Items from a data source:
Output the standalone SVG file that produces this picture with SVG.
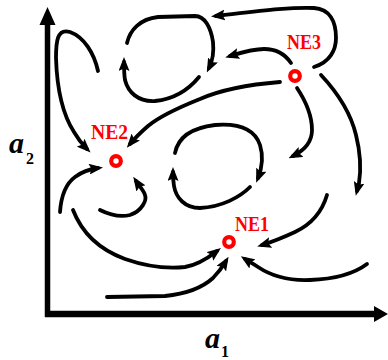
<svg xmlns="http://www.w3.org/2000/svg" width="388" height="360" viewBox="0 0 388 360">
<style>
.c{fill:none;stroke:#000;stroke-width:3.8;stroke-linecap:round;stroke-linejoin:round;marker-end:url(#ah)}
.ne{fill:none;stroke:#f00;stroke-width:4.2}
.nt{font-family:"Liberation Serif","Times New Roman",serif;font-weight:bold;font-size:21px;fill:#f00}
.ax{font-family:"Liberation Serif","Times New Roman",serif;font-weight:bold;font-style:italic;font-size:30px;fill:#000}
.sub{font-family:"Liberation Serif","Times New Roman",serif;font-weight:bold;font-size:16px;fill:#000}
</style>
<defs>
<marker id="ah" viewBox="0 0 14 11" refX="9" refY="5.5" markerWidth="14" markerHeight="11" markerUnits="userSpaceOnUse" orient="auto">
<path d="M0,0 L14,5.5 L0,11 L2.5,5.5 z" fill="#000"/>
</marker>
</defs>
<g id="axes">
<line x1="47.5" y1="317" x2="47.5" y2="22" stroke="#000" stroke-width="5.5"/>
<polygon points="39.5,25 47.5,7 55.5,25" fill="#000"/>
<line x1="45" y1="314" x2="376" y2="314" stroke="#000" stroke-width="6.5"/>
<polygon points="374,306 388,314 374,322" fill="#000"/>
<text class="ax" x="9" y="153">a</text><text class="sub" x="26" y="164">2</text>
<text class="ax" x="205" y="348">a</text><text class="sub" x="221" y="357">1</text>
</g>
<g id="connectors">
<path class="c" d="M98,71 C94,53 84,37 70,32 C57,28 56,42 56,58 C57,90 63,115 74,132 C78,139 82,144 87,149"/>
<path class="c" d="M127,43 C130,30 140,19 158,17 L195,16 C205,16 211,28 213,42 C214,52 213,60 209,68"/>
<path class="c" d="M199,77 C190,88 175,99 155,101 C138,102 128,92 125,80 C124,74 124,68 124,62"/>
<path class="c" d="M314,67 C330,62 336,50 336,38 C336,22 330,9 314,8 C290,7 260,11 216,16"/>
<path class="c" d="M291,63 C285,54 276,49 264,49 C252,49 240,53 230,56"/>
<path class="c" d="M280,82 C255,84 225,88 200,99 C180,107 160,116 148,126 C140,133 135,138 130,144"/>
<path class="c" d="M297,88 C305,100 312,115 312,130 C312,142 305,150 293,156"/>
<path class="c" d="M321,75 C335,90 350,110 356,135 C361,155 361,170 359,183 L357,191"/>
<path class="c" d="M175,153 C178,138 190,128 215,125 C240,123 255,130 260,145 C264,158 262,168 258,178"/>
<path class="c" d="M250,187 C240,197 222,207 200,208 C185,208 176,198 174,186 C173,180 173,176 173,172"/>
<path class="c" d="M60,212 C61,198 64,185 75,177 C83,171 90,169 98,168"/>
<path class="c" d="M100,210 C108,214 118,218 130,215 C142,211 147,200 145,195 C144,191 140,187 136,181"/>
<path class="c" d="M73,210 C80,228 95,248 125,259 C145,266 165,269 185,267 C198,265 208,258 217,251"/>
<path class="c" d="M107,297 L165,296 C185,294 202,288 213,278 C219,272 223,266 226,261"/>
<path class="c" d="M327,195 C322,212 312,224 295,232 C282,238 272,242 262,245"/>
<path class="c" d="M367,264 C355,273 338,279 310,280 C288,281 270,275 258,267 C252,263 248,261 245,259"/>
</g>
<g id="NE1">
<circle class="ne" cx="229" cy="242" r="4.8"/>
<text class="nt" x="235" y="231" textLength="34" lengthAdjust="spacingAndGlyphs">NE1</text>
</g>
<g id="NE2">
<circle class="ne" cx="116" cy="161" r="4.8"/>
<text class="nt" x="91" y="139" textLength="37" lengthAdjust="spacingAndGlyphs">NE2</text>
</g>
<g id="NE3">
<circle class="ne" cx="295" cy="76" r="4.8"/>
<text class="nt" x="287" y="49" textLength="34" lengthAdjust="spacingAndGlyphs">NE3</text>
</g>
</svg>
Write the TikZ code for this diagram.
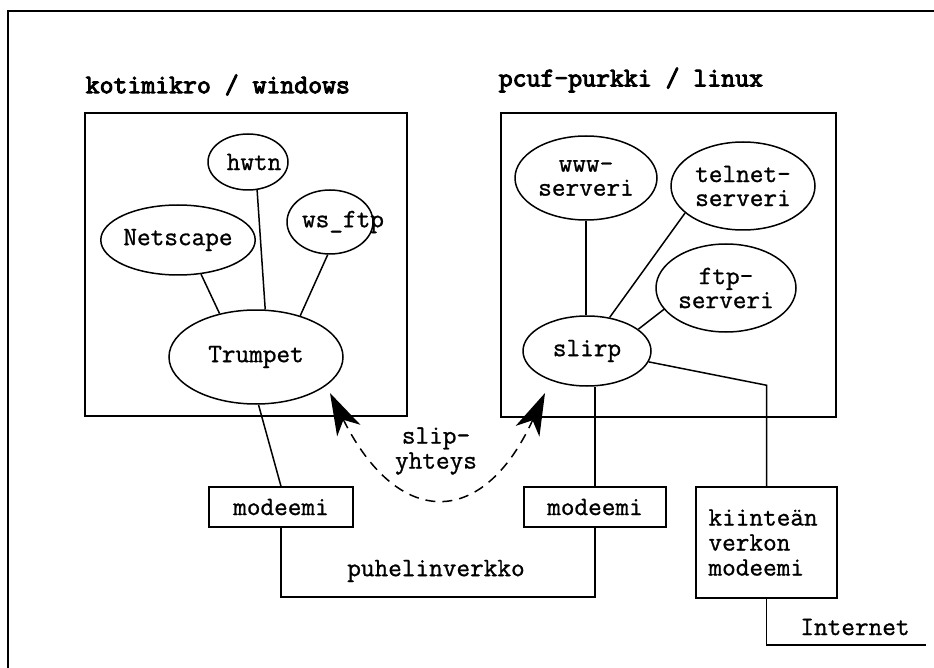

WHAT YOU SHOULD DO: Copy the whole listing above word for word but do not carry over the pictures.

REPLY:
Output the standalone SVG file that produces this picture with SVG.
<svg xmlns="http://www.w3.org/2000/svg" width="388" height="360" viewBox="0 0 388 360">
<style>
.c{fill:none;stroke:#000;stroke-width:3.8;stroke-linecap:round;stroke-linejoin:round;marker-end:url(#ah)}
.ne{fill:none;stroke:#f00;stroke-width:4.2}
.nt{font-family:"Liberation Serif","Times New Roman",serif;font-weight:bold;font-size:21px;fill:#f00}
.ax{font-family:"Liberation Serif","Times New Roman",serif;font-weight:bold;font-style:italic;font-size:30px;fill:#000}
.sub{font-family:"Liberation Serif","Times New Roman",serif;font-weight:bold;font-size:16px;fill:#000}
</style>
<defs>
<marker id="ah" viewBox="0 0 14 11" refX="9" refY="5.5" markerWidth="14" markerHeight="11" markerUnits="userSpaceOnUse" orient="auto">
<path d="M0,0 L14,5.5 L0,11 L2.5,5.5 z" fill="#000"/>
</marker>
</defs>
<g id="axes">
<line x1="47.5" y1="317" x2="47.5" y2="22" stroke="#000" stroke-width="5.5"/>
<polygon points="39.5,25 47.5,7 55.5,25" fill="#000"/>
<line x1="45" y1="314" x2="376" y2="314" stroke="#000" stroke-width="6.5"/>
<polygon points="374,306 388,314 374,322" fill="#000"/>
<text class="ax" x="9" y="153">a</text><text class="sub" x="26" y="164">2</text>
<text class="ax" x="205" y="348">a</text><text class="sub" x="221" y="357">1</text>
</g>
<g id="connectors">
<path class="c" d="M98,71 C94,53 84,37 70,32 C57,28 56,42 56,58 C57,90 63,115 74,132 C78,139 82,144 87,149"/>
<path class="c" d="M127,43 C130,30 140,19 158,17 L195,16 C205,16 211,28 213,42 C214,52 213,60 209,68"/>
<path class="c" d="M199,77 C190,88 175,99 155,101 C138,102 128,92 125,80 C124,74 124,68 124,62"/>
<path class="c" d="M314,67 C330,62 336,50 336,38 C336,22 330,9 314,8 C290,7 260,11 216,16"/>
<path class="c" d="M291,63 C285,54 276,49 264,49 C252,49 240,53 230,56"/>
<path class="c" d="M280,82 C255,84 225,88 200,99 C180,107 160,116 148,126 C140,133 135,138 130,144"/>
<path class="c" d="M297,88 C305,100 312,115 312,130 C312,142 305,150 293,156"/>
<path class="c" d="M321,75 C335,90 350,110 356,135 C361,155 361,170 359,183 L357,191"/>
<path class="c" d="M175,153 C178,138 190,128 215,125 C240,123 255,130 260,145 C264,158 262,168 258,178"/>
<path class="c" d="M250,187 C240,197 222,207 200,208 C185,208 176,198 174,186 C173,180 173,176 173,172"/>
<path class="c" d="M60,212 C61,198 64,185 75,177 C83,171 90,169 98,168"/>
<path class="c" d="M100,210 C108,214 118,218 130,215 C142,211 147,200 145,195 C144,191 140,187 136,181"/>
<path class="c" d="M73,210 C80,228 95,248 125,259 C145,266 165,269 185,267 C198,265 208,258 217,251"/>
<path class="c" d="M107,297 L165,296 C185,294 202,288 213,278 C219,272 223,266 226,261"/>
<path class="c" d="M327,195 C322,212 312,224 295,232 C282,238 272,242 262,245"/>
<path class="c" d="M367,264 C355,273 338,279 310,280 C288,281 270,275 258,267 C252,263 248,261 245,259"/>
</g>
<g id="NE1">
<circle class="ne" cx="229" cy="242" r="4.8"/>
<text class="nt" x="235" y="231" textLength="34" lengthAdjust="spacingAndGlyphs">NE1</text>
</g>
<g id="NE2">
<circle class="ne" cx="116" cy="161" r="4.8"/>
<text class="nt" x="91" y="139" textLength="37" lengthAdjust="spacingAndGlyphs">NE2</text>
</g>
<g id="NE3">
<circle class="ne" cx="295" cy="76" r="4.8"/>
<text class="nt" x="287" y="49" textLength="34" lengthAdjust="spacingAndGlyphs">NE3</text>
</g>
</svg>
Write the TikZ code for this diagram.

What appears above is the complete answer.